# Input records

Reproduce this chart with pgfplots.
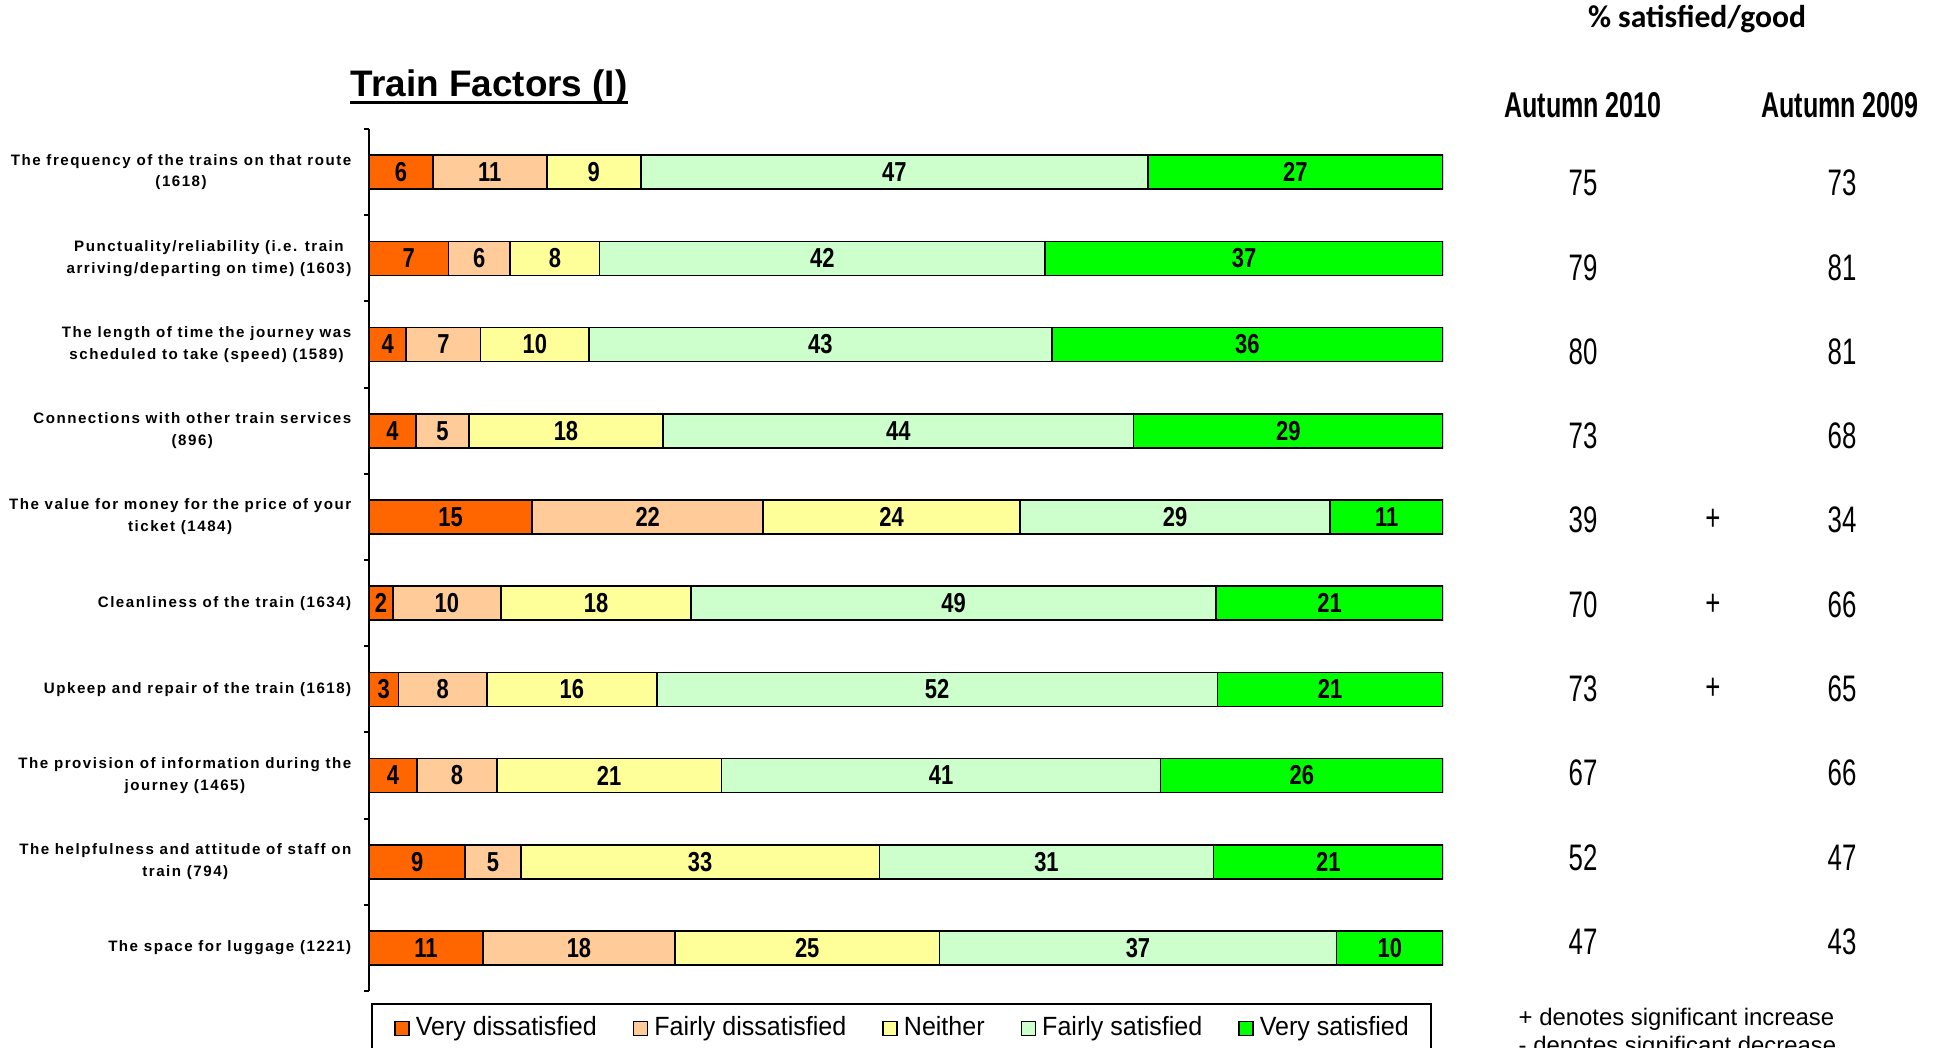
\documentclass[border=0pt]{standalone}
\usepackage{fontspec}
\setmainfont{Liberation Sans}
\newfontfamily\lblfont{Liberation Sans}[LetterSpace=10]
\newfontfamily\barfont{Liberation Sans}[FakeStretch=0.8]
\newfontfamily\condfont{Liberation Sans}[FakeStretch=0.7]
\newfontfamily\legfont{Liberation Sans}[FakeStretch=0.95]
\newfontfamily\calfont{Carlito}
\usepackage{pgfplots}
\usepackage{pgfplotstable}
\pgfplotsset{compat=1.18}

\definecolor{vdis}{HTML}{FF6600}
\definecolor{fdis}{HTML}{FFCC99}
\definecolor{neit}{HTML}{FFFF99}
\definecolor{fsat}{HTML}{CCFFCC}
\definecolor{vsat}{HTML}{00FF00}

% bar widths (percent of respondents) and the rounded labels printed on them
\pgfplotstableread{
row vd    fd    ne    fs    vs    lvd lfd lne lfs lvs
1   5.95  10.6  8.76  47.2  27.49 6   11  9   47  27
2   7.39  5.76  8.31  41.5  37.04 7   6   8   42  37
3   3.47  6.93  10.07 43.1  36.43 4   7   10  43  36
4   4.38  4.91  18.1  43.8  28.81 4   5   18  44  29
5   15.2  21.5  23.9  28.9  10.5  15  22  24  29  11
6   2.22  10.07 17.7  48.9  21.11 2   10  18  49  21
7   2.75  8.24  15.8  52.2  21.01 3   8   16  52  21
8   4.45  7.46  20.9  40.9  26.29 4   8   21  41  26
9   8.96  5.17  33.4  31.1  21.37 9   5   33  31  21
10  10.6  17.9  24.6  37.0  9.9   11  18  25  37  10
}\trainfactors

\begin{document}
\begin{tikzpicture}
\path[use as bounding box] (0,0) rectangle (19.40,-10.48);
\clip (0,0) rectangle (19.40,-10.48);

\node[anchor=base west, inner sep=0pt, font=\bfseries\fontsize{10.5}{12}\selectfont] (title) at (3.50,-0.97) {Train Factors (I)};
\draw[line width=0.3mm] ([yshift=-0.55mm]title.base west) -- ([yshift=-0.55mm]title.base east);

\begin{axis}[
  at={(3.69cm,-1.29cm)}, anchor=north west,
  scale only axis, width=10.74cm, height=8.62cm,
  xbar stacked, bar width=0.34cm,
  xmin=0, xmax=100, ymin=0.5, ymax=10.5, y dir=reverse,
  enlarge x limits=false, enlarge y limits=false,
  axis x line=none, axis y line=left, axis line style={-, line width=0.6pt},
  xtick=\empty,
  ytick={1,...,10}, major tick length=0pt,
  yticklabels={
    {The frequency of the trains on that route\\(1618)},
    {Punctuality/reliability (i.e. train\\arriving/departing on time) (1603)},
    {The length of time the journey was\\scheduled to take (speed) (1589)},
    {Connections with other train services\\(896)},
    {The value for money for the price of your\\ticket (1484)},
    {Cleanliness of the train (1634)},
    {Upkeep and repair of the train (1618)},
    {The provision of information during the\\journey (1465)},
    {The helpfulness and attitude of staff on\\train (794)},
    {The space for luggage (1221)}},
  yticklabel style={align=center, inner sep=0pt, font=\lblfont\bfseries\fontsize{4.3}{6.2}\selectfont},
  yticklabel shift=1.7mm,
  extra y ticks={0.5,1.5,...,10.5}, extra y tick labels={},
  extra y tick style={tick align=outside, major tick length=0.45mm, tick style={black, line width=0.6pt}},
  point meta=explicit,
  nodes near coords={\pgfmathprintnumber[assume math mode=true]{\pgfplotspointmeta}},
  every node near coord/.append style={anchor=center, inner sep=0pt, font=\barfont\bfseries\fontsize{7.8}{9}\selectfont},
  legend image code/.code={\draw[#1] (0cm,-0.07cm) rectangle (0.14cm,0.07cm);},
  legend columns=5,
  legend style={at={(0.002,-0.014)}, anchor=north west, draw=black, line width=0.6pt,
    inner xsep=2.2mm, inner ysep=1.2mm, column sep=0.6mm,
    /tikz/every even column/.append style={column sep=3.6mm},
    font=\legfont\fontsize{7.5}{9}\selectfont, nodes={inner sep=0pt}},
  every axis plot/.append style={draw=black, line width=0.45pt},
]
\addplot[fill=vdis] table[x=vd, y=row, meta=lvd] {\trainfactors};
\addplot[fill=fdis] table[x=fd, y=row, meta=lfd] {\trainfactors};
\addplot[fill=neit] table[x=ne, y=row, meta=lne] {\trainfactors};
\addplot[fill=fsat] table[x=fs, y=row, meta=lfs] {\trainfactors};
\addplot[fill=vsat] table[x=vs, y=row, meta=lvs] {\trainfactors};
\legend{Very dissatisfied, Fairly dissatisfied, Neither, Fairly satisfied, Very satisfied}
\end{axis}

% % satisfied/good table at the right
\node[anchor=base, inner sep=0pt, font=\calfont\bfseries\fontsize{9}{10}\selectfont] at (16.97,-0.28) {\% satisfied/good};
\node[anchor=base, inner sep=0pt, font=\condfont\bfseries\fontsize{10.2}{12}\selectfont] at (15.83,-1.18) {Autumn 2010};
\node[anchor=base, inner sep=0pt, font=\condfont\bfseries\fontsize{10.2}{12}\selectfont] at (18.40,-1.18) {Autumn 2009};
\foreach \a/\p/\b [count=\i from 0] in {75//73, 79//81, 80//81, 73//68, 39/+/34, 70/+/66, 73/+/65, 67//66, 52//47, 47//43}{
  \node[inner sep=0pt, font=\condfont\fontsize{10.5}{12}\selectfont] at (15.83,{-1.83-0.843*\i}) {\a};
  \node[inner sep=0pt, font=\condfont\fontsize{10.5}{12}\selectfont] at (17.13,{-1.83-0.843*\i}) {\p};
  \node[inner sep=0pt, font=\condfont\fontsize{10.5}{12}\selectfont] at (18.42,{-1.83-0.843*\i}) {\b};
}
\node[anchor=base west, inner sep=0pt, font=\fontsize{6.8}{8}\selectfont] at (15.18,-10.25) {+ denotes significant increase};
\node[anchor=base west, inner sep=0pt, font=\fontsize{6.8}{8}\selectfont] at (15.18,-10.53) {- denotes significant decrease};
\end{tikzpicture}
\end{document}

...

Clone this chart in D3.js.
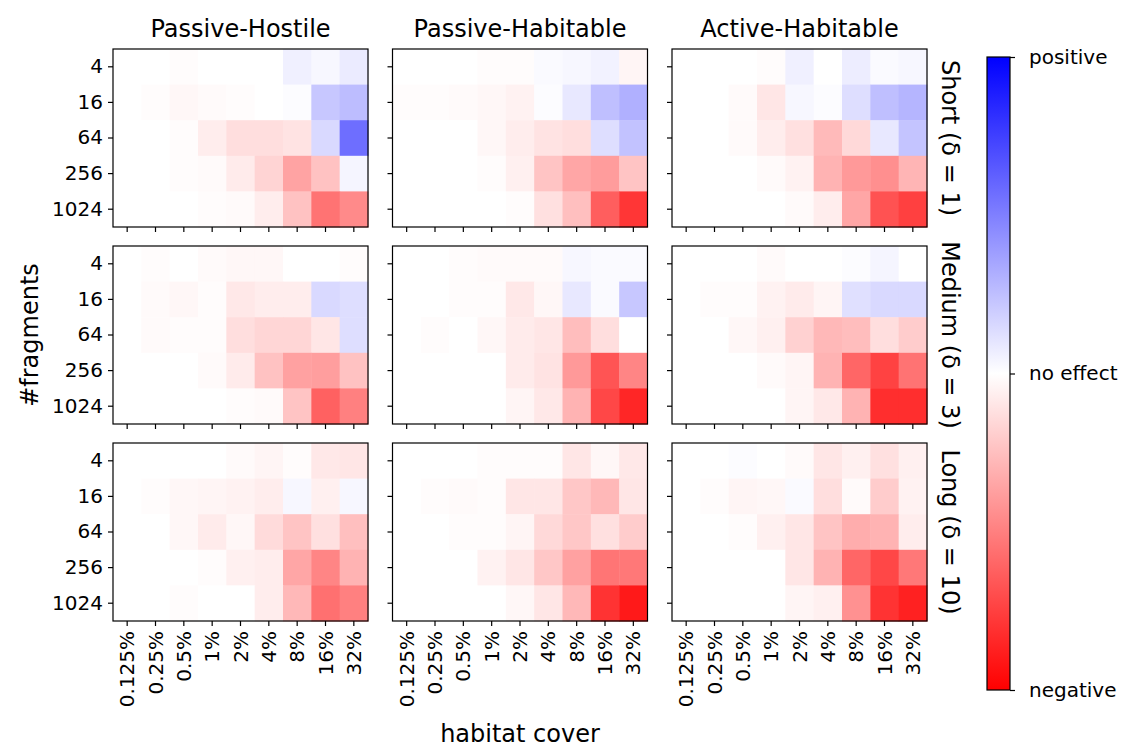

# What you should do
Above this task is a listing with pictures in it. Retype only the lines from the one containing "Reproduce this chart with pgfplots." through the one containing "-- ([yshift=-0.55mm]title.base east);", both included, and not the pictures.

# Task output
Reproduce this chart with pgfplots.
\documentclass[border=0pt]{standalone}
\usepackage{fontspec}
\setmainfont{Liberation Sans}
\newfontfamily\lblfont{Liberation Sans}[LetterSpace=10]
\newfontfamily\barfont{Liberation Sans}[FakeStretch=0.8]
\newfontfamily\condfont{Liberation Sans}[FakeStretch=0.7]
\newfontfamily\legfont{Liberation Sans}[FakeStretch=0.95]
\newfontfamily\calfont{Carlito}
\usepackage{pgfplots}
\usepackage{pgfplotstable}
\pgfplotsset{compat=1.18}

\definecolor{vdis}{HTML}{FF6600}
\definecolor{fdis}{HTML}{FFCC99}
\definecolor{neit}{HTML}{FFFF99}
\definecolor{fsat}{HTML}{CCFFCC}
\definecolor{vsat}{HTML}{00FF00}

% bar widths (percent of respondents) and the rounded labels printed on them
\pgfplotstableread{
row vd    fd    ne    fs    vs    lvd lfd lne lfs lvs
1   5.95  10.6  8.76  47.2  27.49 6   11  9   47  27
2   7.39  5.76  8.31  41.5  37.04 7   6   8   42  37
3   3.47  6.93  10.07 43.1  36.43 4   7   10  43  36
4   4.38  4.91  18.1  43.8  28.81 4   5   18  44  29
5   15.2  21.5  23.9  28.9  10.5  15  22  24  29  11
6   2.22  10.07 17.7  48.9  21.11 2   10  18  49  21
7   2.75  8.24  15.8  52.2  21.01 3   8   16  52  21
8   4.45  7.46  20.9  40.9  26.29 4   8   21  41  26
9   8.96  5.17  33.4  31.1  21.37 9   5   33  31  21
10  10.6  17.9  24.6  37.0  9.9   11  18  25  37  10
}\trainfactors

\begin{document}
\begin{tikzpicture}
\path[use as bounding box] (0,0) rectangle (19.40,-10.48);
\clip (0,0) rectangle (19.40,-10.48);

\node[anchor=base west, inner sep=0pt, font=\bfseries\fontsize{10.5}{12}\selectfont] (title) at (3.50,-0.97) {Train Factors (I)};
\draw[line width=0.3mm] ([yshift=-0.55mm]title.base west) -- ([yshift=-0.55mm]title.base east);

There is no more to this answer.